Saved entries
'''
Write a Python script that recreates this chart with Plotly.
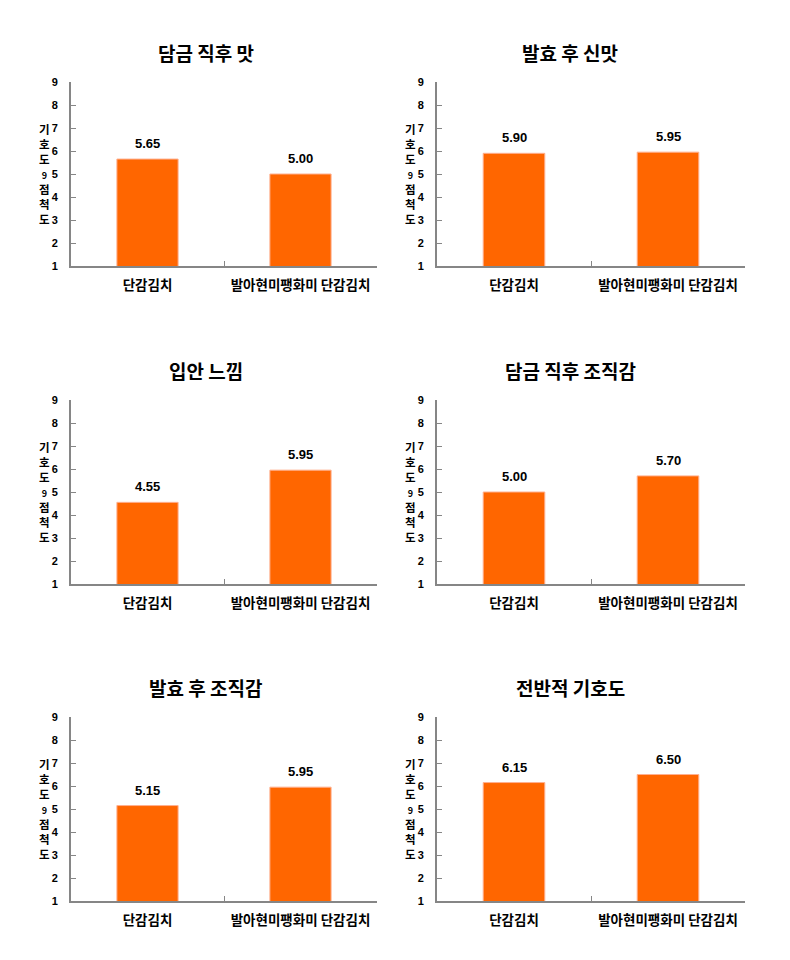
import plotly.graph_objects as go

categories = ["단감김치", "발아현미팽화미 단감김치"]
titles = ["담금 직후 맛", "발효 후 신맛", "입안 느낌", "담금 직후 조직감", "발효 후 조직감", "전반적 기호도"]
values = [
    [5.65, 5.00],
    [5.90, 5.95],
    [4.55, 5.95],
    [5.00, 5.70],
    [5.15, 5.95],
    [6.15, 6.50],
]
y_ticks = [1, 2, 3, 4, 5, 6, 7, 8, 9]
y_title_chars = ["기", "호", "도", "9", "점", "척", "도"]

W, H = 790, 960
FONT = "Noto Sans CJK KR"
BAR = "#FF6600"
AX = "#868686"

# pixel layout (left, right) for columns, (top=9, bottom=1) for rows
cols = [(71, 377), (437, 745)]
rows = [(82, 266), (400, 584), (717, 901)]
title_x = [206, 570]

y_title_text = "<br>".join(
    ch if ch != "9" else '<span style="font-size:9px">9</span>' for ch in y_title_chars
)

fig = go.Figure()
annotations = []
for i, (t, vals) in enumerate(zip(titles, values)):
    r, c = divmod(i, 2)
    n = i + 1
    xa = "xaxis" if n == 1 else f"xaxis{n}"
    ya = "yaxis" if n == 1 else f"yaxis{n}"
    xr = "x" if n == 1 else f"x{n}"
    yr = "y" if n == 1 else f"y{n}"
    x0, x1 = cols[c]
    yt, yb = rows[r]
    fig.add_trace(go.Bar(
        x=categories, y=vals, base=0, width=0.4,
        marker=dict(color=BAR, line=dict(color="#FFB090", width=1)),
        xaxis=xr, yaxis=yr, showlegend=False, hoverinfo="skip",
    ))
    fig.update_layout(**{
        xa: dict(domain=[x0 / W, x1 / W], anchor=yr, showline=True, linecolor=AX, linewidth=2,
                 ticks="inside", ticklen=5, tickcolor=AX, tickwidth=1, tickson="boundaries",
                 ticklabelstandoff=6, showgrid=False, zeroline=False, fixedrange=True,
                 tickangle=0, automargin=False,
                 tickfont=dict(family=FONT, size=13.5, color="#000", weight="bold")),
        ya: dict(domain=[1 - yb / H, 1 - yt / H], anchor=xr, range=[1, 9], tickvals=y_ticks,
                 showline=True, linecolor=AX, linewidth=2, ticks="inside", ticklen=5,
                 tickcolor=AX, tickwidth=1, ticklabelstandoff=9, showgrid=False, zeroline=False,
                 automargin=False,
                 tickfont=dict(family="Liberation Sans", size=11, color="#000", weight="bold")),
    })
    # title
    annotations.append(dict(text=t, x=title_x[c] / W, y=1 - (yt - 30) / H, xref="paper", yref="paper",
                            showarrow=False, xanchor="center", yanchor="middle",
                            font=dict(family=FONT, size=19, color="#000", weight="bold")))
    # data labels
    for cat, v in zip(categories, vals):
        annotations.append(dict(text=f"{v:.2f}", x=cat, y=v, xref=xr, yref=yr, showarrow=False,
                                xanchor="center", yanchor="bottom", yshift=6,
                                font=dict(family="Liberation Sans", size=13, color="#000", weight="bold")))
    # stacked vertical y-axis title
    annotations.append(dict(text=y_title_text, x=(x0 - 27) / W, y=1 - (yt + 92) / H,
                            xref="paper", yref="paper", showarrow=False,
                            xanchor="center", yanchor="middle", borderpad=0,
                            font=dict(family=FONT, size=11.5, color="#000", weight="bold")))

fig.update_layout(
    width=W, height=H, margin=dict(l=0, r=0, t=0, b=0),
    paper_bgcolor="white", plot_bgcolor="white",
    annotations=annotations, bargap=0.6,
)
fig.write_html("out.html")
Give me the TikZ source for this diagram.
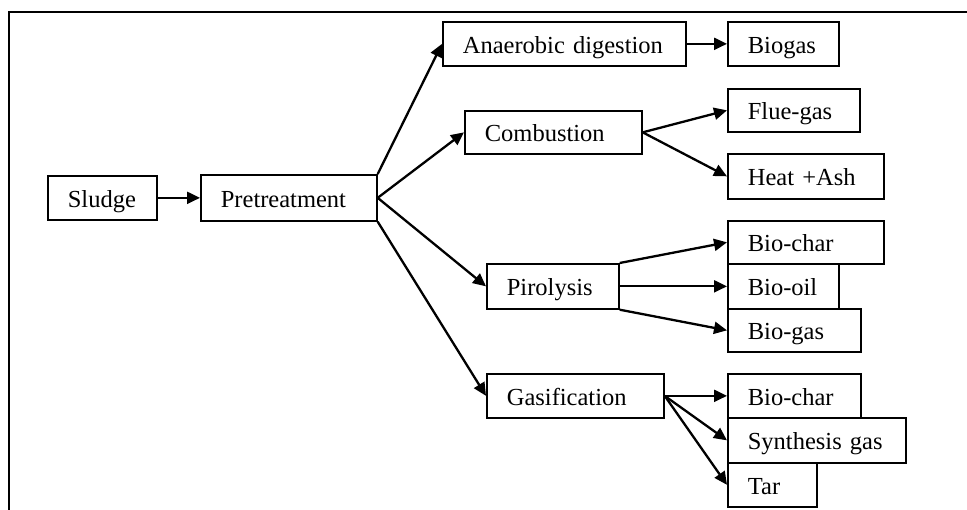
'''
* DO THIS
Pictures are excluded: retype only the lines from the beginning of the listing above through the line with "import plotly.graph_objects as go", both included.

* RESULT
Write a Python script that recreates this chart with Plotly.
import plotly.graph_objects as go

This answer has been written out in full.